* **Raw data**:
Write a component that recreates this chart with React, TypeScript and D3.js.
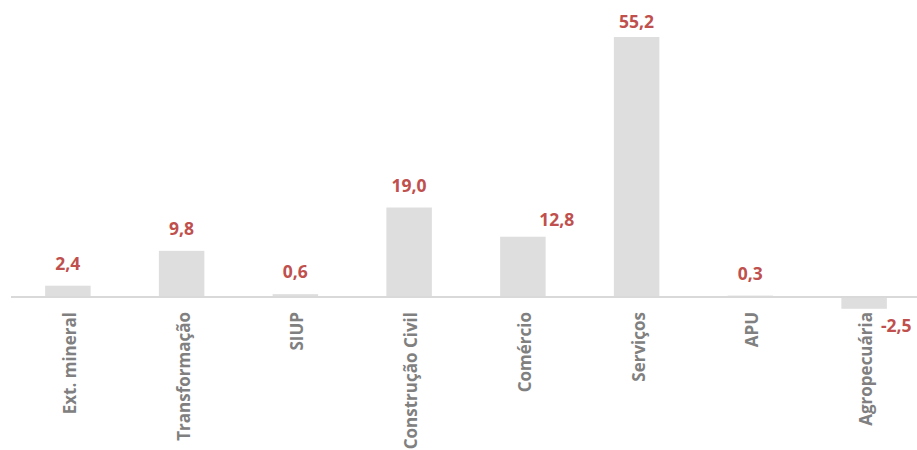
import React from "react";
import * as d3 from "d3";

const categories = ["Ext. mineral", "Transformação", "SIUP", "Construção Civil", "Comércio", "Serviços", "APU", "Agropecuária"];
const values = [2.4, 9.8, 0.6, 19.0, 12.8, 55.2, 0.3, -2.5];

const W = 917;
const H = 450;
const baseY = 297;

export default function App() {
  const x = d3.scaleBand<string>().domain(categories).range([11, 921]).paddingInner(0.6).paddingOuter(0.3);
  const y = d3.scaleLinear().domain([0, 55.2]).range([baseY, 37]);
  const fmt = (v: number) => v.toFixed(1).replace(".", ",");
  const font = "'Open Sans', 'DejaVu Sans', sans-serif";
  return (
    <svg width={W} height={H} style={{ position: "absolute", left: 0, top: 0 }} fontFamily={font}>
      <rect width={W} height={H} fill="#ffffff" />
      {categories.map((c, i) => {
        const v = values[i];
        const x0 = x(c)!;
        const bw = x.bandwidth();
        const top = Math.min(y(v), y(0));
        const h = Math.abs(y(v) - y(0));
        return <rect key={c} x={x0} y={top} width={bw} height={h} fill="#dedede" />;
      })}
      <line x1={11} x2={917} y1={baseY} y2={baseY} stroke="#d9d9d9" strokeWidth={2} />
      {categories.map((c, i) => {
        const v = values[i];
        const cx = x(c)! + x.bandwidth() / 2;
        let lx = cx;
        let ly = Math.max(y(v) - 16, 28);
        let anchor: "middle" | "start" = "middle";
        if (v < 0) {
          lx = x(c)! + x.bandwidth() - 6;
          ly = y(0) + 35;
          anchor = "start";
        } else if (c === "Comércio") {
          lx = cx + 34;
          ly = y(v) - 11;
        }
        return (
          <text key={c} x={lx} y={ly} textAnchor={anchor} fill="#c0504d" fontWeight="bold" fontSize={17.5}>
            {fmt(v)}
          </text>
        );
      })}
      {categories.map((c) => {
        const cx = x(c)! + x.bandwidth() / 2;
        return (
          <text
            key={c}
            transform={`translate(${cx + 8},${baseY + 15}) rotate(-90)`}
            textAnchor="end"
            fill="#808080"
            fontWeight="bold"
            fontSize={17}
          >
            {c}
          </text>
        );
      })}
    </svg>
  );
}
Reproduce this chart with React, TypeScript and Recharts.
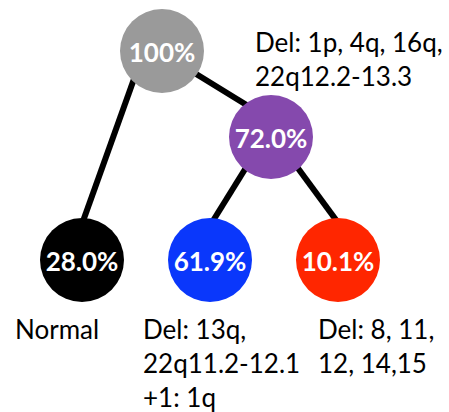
import { ScatterChart, Scatter, XAxis, YAxis } from "recharts";

// tree layout, in picture pixels (x right, y down)
const nodeLabels = ["100%", "72.0%", "28.0%", "61.9%", "10.1%"];
const nodeX = [162, 271, 82, 210, 338];
const nodeY = [51, 137, 260, 260, 260];
const nodeFill = ["#9a9a9a", "#8549ad", "#000000", "#0a37fb", "#ff2600"];

// edges drawn behind the nodes
const edges = [
  [{ x: 144, y: 51 }, { x: 82, y: 224 }],
  [{ x: 162, y: 53 }, { x: 271, y: 120 }],
  [{ x: 265, y: 137 }, { x: 211, y: 224 }],
  [{ x: 275, y: 137 }, { x: 339, y: 224 }],
];

// annotations: first-line baseline + lines
const noteX = [255, 15, 143, 318];
const noteY = [52, 339, 339, 339];
const noteLines = [
  ["Del: 1p, 4q, 16q,", "22q12.2-13.3"],
  ["Normal"],
  ["Del: 13q,", "22q11.2-12.1", "+1: 1q"],
  ["Del: 8, 11,", "12, 14,15"],
];

const FONT = "Lato, 'Open Sans', sans-serif";
const W = 449;
const H = 412;

const nodes = nodeLabels.map((label, i) => ({ x: nodeX[i], y: nodeY[i], label, fill: nodeFill[i] }));
const notes = noteLines.map((lines, i) => ({ x: noteX[i], y: noteY[i], lines }));

const NodeShape = (props: any) => {
  const { cx, cy, payload } = props;
  return (
    <g>
      <circle cx={cx} cy={cy} r={42} fill={payload.fill} />
      <text
        x={cx}
        y={cy + 1}
        textAnchor="middle"
        dominantBaseline="central"
        fill="#fff"
        fontFamily={FONT}
        fontWeight={700}
        fontSize={26}
      >
        {payload.label}
      </text>
    </g>
  );
};

const NoteShape = (props: any) => {
  const { cx, cy, payload } = props;
  return (
    <text x={cx} y={cy} fill="#000" fontFamily={FONT} fontSize={26}>
      {payload.lines.map((l: string, i: number) => (
        <tspan key={i} x={cx} y={cy + i * 34}>
          {l}
        </tspan>
      ))}
    </text>
  );
};

export default function App() {
  return (
    <div style={{ position: "absolute", left: 0, top: 0, width: W, height: H, background: "#fff" }}>
      <style>{"body{margin:0}"}</style>
      <ScatterChart width={W} height={H} margin={{ top: 0, right: 0, bottom: 0, left: 0 }}>
        <XAxis type="number" dataKey="x" domain={[0, W]} hide />
        <YAxis type="number" dataKey="y" domain={[0, H]} reversed hide />
        {edges.map((e, i) => (
          <Scatter
            key={i}
            data={e}
            line={{ stroke: "#000", strokeWidth: 6 }}
            shape={() => <g />}
            isAnimationActive={false}
          />
        ))}
        <Scatter data={nodes} shape={NodeShape} isAnimationActive={false} />
        <Scatter data={notes} shape={NoteShape} isAnimationActive={false} />
      </ScatterChart>
    </div>
  );
}
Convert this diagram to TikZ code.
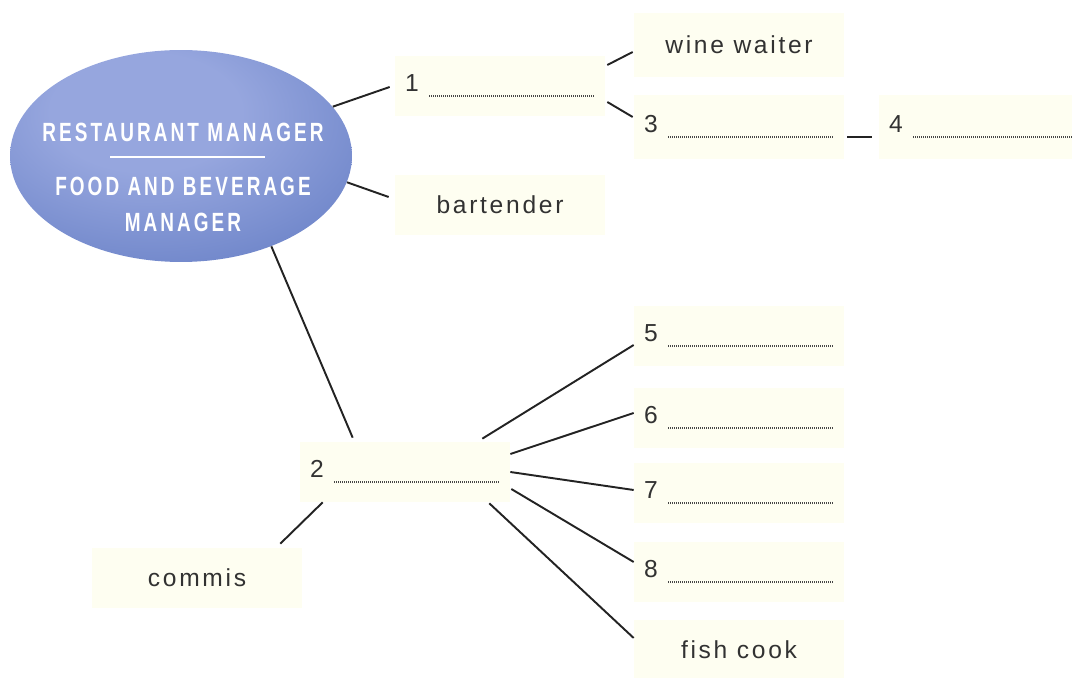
\documentclass[tikz,border=0pt]{standalone}
\usepackage{fontspec}
\setmainfont{Liberation Sans}
\newfontfamily\cardfont{Liberation Sans}[LetterSpace=11]
\newfontfamily\bossfont{Liberation Sans}[FakeStretch=0.72,LetterSpace=11.5]
\usepackage{tikz}
\usetikzlibrary{calc,shapes.geometric}
\usepackage{xcolor}
\definecolor{cardfill}{RGB}{254,254,241}
\definecolor{cardtext}{RGB}{50,50,50}
\definecolor{linkgray}{RGB}{35,35,35}
\definecolor{dotgray}{RGB}{70,70,70}
\definecolor{ellhi}{RGB}{150,166,222}
\definecolor{ellmid}{RGB}{104,128,198}
\definecolor{ellout}{RGB}{62,86,166}
\pgfdeclareradialshading{bossball}{\pgfpoint{-6bp}{12bp}}{color(0bp)=(ellhi); color(14bp)=(ellhi); color(40bp)=(ellmid); color(58bp)=(ellout); color(100bp)=(ellout)}

% number followed by a dotted blank
\newcommand{\blank}[1]{\makebox[3.8cm][l]{#1\hspace{5pt}{\color{dotgray}\leaders\hbox to 1.134pt{\hss\rule[-3pt]{0.6pt}{1.1pt}\hss}\hfill}}}

\begin{document}
\begin{tikzpicture}[x=0.02cm, y=-0.02cm,
  card/.style={fill=cardfill, minimum width=4.2cm, minimum height=1.2cm, inner sep=0pt,
    text=cardtext, font=\cardfont\fontsize{14}{16}\selectfont},
  boss/.style={ellipse, shade, shading=bossball, minimum width=6.84cm, minimum height=4.24cm, inner sep=0pt},
  bosstext/.style={text=white, inner sep=0pt, font=\bossfont\bfseries\fontsize{15}{17}\selectfont},
  link/.style={draw=linkgray, line width=1.1pt}]
  \useasboundingbox (0,0) rectangle (1072,678);

  % Manager ellipse
  \node[boss] (mgr) at (181,156) {};
  \node[bosstext] (bossA) at (183,132) {RESTAURANT MANAGER};
  \draw[white, line width=1.3pt] (110,157) -- (265,157);
  \node[bosstext] (bossB) at (183,186) {FOOD AND BEVERAGE};
  \node[bosstext] (bossC) at (183,222) {MANAGER};

  % Boxes
  \node[card] (b1) at (500,86) {\blank{1}};
  \node[card, minimum height=1.28cm] (wine) at (739,45) {wine waiter};
  \node[card, minimum height=1.28cm] (b3) at (739,127) {\blank{3}};
  \node[card, minimum height=1.28cm] (b4) at (984,127) {\blank{4}};
  \node[card] (bart) at (500,205) {bartender};
  \node[card] (b2) at (405,472) {\blank{2}};
  \node[card] (commis) at (197,578) {commis};
  \node[card] (b5) at (739,336) {\blank{5}};
  \node[card] (b6) at (739,418) {\blank{6}};
  \node[card] (b7) at (739,493) {\blank{7}};
  \node[card] (b8) at (739,572) {\blank{8}};
  \node[card] (fish) at (739,650) {fish cook};

  % Links
  \draw[link] (mgr.18) -- ($(b1.west)+(-5,1)$);
  \draw[link] (mgr.-9) -- ($(bart.west)+(-6,-8)$);
  \draw[link] (mgr.-45) -- ($(b2.north west)+(53,-4)$);
  \draw[link] ($(b1.east)+(2,-21)$) -- ($(wine.west)+(-1,7)$);
  \draw[link] ($(b1.east)+(2,16)$) -- ($(b3.west)+(-1,-10)$);
  \draw[link] ($(b3.east)+(3,10)$) -- ($(b4.west)+(-7,10)$);
  \draw[link] ($(b2.north east)+(-28,-3)$) -- ($(b5.west)+(0,9)$);
  \draw[link] ($(b2.east)+(0,-18)$) -- ($(b6.west)+(0,-5)$);
  \draw[link] (b2.east) -- ($(b7.west)+(0,-3)$);
  \draw[link] ($(b2.east)+(1,17)$) -- ($(b8.west)+(0,-10)$);
  \draw[link] ($(b2.south east)+(-21,1)$) -- ($(fish.west)+(0,-12)$);
  \draw[link] ($(b2.south west)+(23,0)$) -- ($(commis.north east)+(-22,-4)$);
\end{tikzpicture}
\end{document}
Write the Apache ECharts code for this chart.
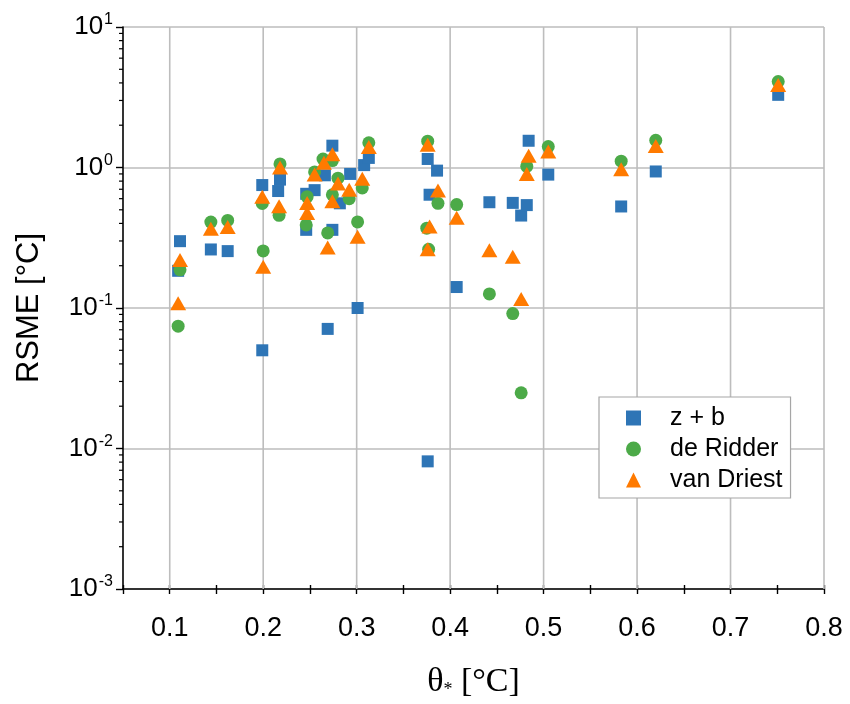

* **Set problem**: Each line from the top of the material through the line containing "const baseY = 297;" should be reproduced exactly; please drop any images.

* **Written answer**:
Write a component that recreates this chart with React, TypeScript and D3.js.
import React from "react";
import * as d3 from "d3";

const categories = ["Ext. mineral", "Transformação", "SIUP", "Construção Civil", "Comércio", "Serviços", "APU", "Agropecuária"];
const values = [2.4, 9.8, 0.6, 19.0, 12.8, 55.2, 0.3, -2.5];

const W = 917;
const H = 450;
const baseY = 297;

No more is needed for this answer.